The Brazilian Truth Commission has declassified millions of documents. Among the first ones sent to the National Archives, in Brasília, is a series of documents from the late Estado-Maior das Forças Armadas (EMFA), the General Staff of the Armed Forces from Brazil. It is constituted of 37 volumes of secret papers and 52 volumes of reserved bulletins. They also include files containing documents from the National System of Information and Counter-information. The files of SNI (foreign relations), DSI/MRE, and CSN (Nacional Security Council) reveal that the Brazilian government closely accompanied the political situation in Chile.          The Itamaraty, in Brasília, holds the telegrams and letters sent by Antonio Câmara Canto, one of Augusto Pinochet’s closest friends and Ambassador of Brazil in Santiago during Allende’s presidency and the first years of the Chilean dictatorship. Also in Brazil the Centro de Documentação e Pesquisa and the Arquivo Público do Rio de Janeiro, in Rio de Janeiro, holds important documents of the period.

Another important part of this research are the documents declassified by the Chilean Rettig Commission, which also shed light on Chilean relations with other countries. The documents of the Archivo Nacional and the Chancelaria de Chile, in Santiago, Chile, also reveal the importance of the Brazilian connection with the Chilean dictatorship. Many documents are also available at the United States National Archives.
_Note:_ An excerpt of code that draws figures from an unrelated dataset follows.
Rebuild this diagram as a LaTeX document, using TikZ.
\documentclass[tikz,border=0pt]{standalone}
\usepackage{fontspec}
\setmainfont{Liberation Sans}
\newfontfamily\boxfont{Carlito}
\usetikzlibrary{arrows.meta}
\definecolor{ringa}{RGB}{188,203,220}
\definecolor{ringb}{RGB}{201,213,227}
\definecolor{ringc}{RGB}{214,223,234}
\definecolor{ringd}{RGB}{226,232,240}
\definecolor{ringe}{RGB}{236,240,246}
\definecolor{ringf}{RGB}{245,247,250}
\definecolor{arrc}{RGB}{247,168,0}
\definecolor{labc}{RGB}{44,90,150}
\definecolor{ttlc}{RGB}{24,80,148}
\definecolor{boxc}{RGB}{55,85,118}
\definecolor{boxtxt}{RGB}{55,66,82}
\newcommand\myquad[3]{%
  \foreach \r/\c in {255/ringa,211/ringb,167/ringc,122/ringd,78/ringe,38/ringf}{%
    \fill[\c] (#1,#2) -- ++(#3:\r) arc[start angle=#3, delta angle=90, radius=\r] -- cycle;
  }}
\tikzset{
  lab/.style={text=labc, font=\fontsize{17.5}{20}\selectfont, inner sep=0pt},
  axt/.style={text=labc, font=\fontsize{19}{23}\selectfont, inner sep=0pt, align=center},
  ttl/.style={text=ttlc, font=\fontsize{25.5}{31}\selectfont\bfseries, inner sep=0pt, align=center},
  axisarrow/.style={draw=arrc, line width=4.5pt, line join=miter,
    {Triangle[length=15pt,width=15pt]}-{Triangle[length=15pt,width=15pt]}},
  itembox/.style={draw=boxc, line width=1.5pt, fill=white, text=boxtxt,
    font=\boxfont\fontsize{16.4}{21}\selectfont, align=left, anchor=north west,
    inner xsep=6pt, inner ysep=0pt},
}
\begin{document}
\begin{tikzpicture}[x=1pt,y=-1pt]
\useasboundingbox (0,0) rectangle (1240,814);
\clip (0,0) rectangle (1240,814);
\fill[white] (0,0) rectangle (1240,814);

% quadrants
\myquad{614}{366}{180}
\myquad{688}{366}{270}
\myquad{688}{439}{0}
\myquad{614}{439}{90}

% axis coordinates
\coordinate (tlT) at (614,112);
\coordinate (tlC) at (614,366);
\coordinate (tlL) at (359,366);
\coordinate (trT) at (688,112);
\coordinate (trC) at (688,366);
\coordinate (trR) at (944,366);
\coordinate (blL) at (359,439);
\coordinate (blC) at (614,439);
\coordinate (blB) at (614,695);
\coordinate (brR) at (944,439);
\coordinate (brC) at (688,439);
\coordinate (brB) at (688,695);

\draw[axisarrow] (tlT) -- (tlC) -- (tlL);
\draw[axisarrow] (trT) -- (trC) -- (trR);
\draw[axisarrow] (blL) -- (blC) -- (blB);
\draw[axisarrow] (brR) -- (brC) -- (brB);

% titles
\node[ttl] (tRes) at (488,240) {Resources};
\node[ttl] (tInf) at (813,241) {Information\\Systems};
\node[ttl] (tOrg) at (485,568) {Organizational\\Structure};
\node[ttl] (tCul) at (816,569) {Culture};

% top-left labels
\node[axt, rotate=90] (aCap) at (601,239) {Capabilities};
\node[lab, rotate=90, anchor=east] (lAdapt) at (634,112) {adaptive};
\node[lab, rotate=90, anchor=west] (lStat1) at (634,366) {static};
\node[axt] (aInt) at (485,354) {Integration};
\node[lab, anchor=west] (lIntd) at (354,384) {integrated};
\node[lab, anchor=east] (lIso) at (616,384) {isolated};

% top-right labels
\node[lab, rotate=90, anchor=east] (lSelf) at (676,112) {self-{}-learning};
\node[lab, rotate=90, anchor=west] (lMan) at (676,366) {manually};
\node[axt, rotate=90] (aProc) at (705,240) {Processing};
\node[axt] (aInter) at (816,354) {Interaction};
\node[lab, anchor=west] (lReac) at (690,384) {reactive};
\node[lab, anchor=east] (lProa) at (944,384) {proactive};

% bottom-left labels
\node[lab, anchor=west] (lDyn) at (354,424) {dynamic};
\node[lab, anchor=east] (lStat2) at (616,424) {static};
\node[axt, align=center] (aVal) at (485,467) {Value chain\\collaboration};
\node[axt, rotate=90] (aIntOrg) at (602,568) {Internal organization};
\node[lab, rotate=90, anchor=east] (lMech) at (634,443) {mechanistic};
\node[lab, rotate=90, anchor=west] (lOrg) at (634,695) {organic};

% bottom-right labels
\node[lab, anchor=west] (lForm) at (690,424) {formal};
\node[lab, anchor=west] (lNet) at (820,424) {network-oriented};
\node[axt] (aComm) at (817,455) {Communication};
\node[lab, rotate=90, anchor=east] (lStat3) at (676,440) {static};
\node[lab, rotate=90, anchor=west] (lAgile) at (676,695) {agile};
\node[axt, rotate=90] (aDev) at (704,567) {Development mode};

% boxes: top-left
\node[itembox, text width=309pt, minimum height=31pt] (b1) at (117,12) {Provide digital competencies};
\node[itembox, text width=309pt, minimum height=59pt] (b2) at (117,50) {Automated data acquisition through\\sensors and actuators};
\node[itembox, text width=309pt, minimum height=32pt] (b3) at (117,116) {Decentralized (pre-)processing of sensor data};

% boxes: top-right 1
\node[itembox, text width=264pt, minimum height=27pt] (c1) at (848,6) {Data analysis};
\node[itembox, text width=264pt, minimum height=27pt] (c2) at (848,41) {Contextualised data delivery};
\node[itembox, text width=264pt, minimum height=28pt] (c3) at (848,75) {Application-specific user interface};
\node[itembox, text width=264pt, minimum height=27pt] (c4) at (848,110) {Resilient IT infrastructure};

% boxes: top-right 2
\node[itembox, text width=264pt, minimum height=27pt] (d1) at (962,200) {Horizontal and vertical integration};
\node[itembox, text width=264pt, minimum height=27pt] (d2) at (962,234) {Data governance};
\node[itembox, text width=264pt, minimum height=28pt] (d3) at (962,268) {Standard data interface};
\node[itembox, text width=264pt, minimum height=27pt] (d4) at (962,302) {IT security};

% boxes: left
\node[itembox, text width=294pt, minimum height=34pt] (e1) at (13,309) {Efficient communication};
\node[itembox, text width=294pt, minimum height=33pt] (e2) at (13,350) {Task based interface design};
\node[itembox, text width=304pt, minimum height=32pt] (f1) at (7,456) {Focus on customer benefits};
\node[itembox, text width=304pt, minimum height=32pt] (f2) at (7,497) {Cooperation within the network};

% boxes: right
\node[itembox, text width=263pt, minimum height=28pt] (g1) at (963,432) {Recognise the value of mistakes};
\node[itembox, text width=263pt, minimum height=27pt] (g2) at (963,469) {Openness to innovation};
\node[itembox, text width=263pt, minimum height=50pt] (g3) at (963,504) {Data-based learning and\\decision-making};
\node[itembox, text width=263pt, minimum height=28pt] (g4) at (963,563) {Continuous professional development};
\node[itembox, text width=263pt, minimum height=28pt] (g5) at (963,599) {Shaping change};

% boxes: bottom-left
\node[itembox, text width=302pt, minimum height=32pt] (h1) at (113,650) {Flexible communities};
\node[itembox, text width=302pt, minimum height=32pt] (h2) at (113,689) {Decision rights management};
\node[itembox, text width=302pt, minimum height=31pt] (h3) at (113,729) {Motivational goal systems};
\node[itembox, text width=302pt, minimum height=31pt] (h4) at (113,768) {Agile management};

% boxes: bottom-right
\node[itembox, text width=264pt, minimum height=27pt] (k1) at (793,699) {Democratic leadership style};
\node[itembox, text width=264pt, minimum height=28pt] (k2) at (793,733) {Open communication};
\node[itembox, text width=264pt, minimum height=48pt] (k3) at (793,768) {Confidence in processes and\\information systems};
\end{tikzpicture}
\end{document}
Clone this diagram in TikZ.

Although the relations between Chile and Brazil during this time have never been subject of deep investigation, many scholars contributed to related topics. Among historians who investigated U.S. and Brazil relations during the military regime are Ruth Leacock, Phyllis R. Parker, Moniz Bandeira, E. Bradford Burns, W. Michael Weis, Thomas E. Skidmore, James N. Green, Carlos Fico, Matias Spektor, John Dinges, Tanya Harmer, and Jan Knippers Black. The support of the American government to Augusto Pinochet was subject of an even broader set of works, from Hollywood movies, such as “Missing”, to an extensive scholarship by Russel Crandall, Eduardo Galeano, Peter Kornbluh, Edward S. Herman, Kathryn Sikkink, Joseph S. Tulchin, Augusto Varas, Greg Grandin, and Steve J. Stern, among others.

Significance of findings

More than fifty years after the fall of João Goulart, Brazil is experiencing broad questioning about its military period. The same cities that staged massive demonstrations against the dictatorship and the amnesty in the late 1970s witnessed, on March 2014, protests to call for the punishment of torturers, and reenactments of the Marcha da Família com Deus pela Liberdade, in support of the dictatorship. It is the portrait of a past that remains unclear.

By shedding light onto a relation still unknown, this project aims to investigate an important part of the understanding of the dictatorship in Brazil and Chile.  Since Brazil was the first country to have a successfully installed military regime, my hypothesis is that it influenced the subsequent authoritarian governments in South America. A preliminary look at the sources of this research indicates that the support of the Brazilian government was much bigger than scholarship has demonstrated. On the other hand, Chilean authorities also worried about the democratization of the neighboring country in the mid-1980s.

By looking at the countries relations during the 1960s and 1980s, we will be able no only to understand this political organization, but also to reevaluate the U.S.’s role in the establishment of the Chilean and Brazilian dictatorship. It is possible that, by looking at the neighbors’ diplomatic history, one can find that the global organization at the time was much different than previous academic works have led us to think.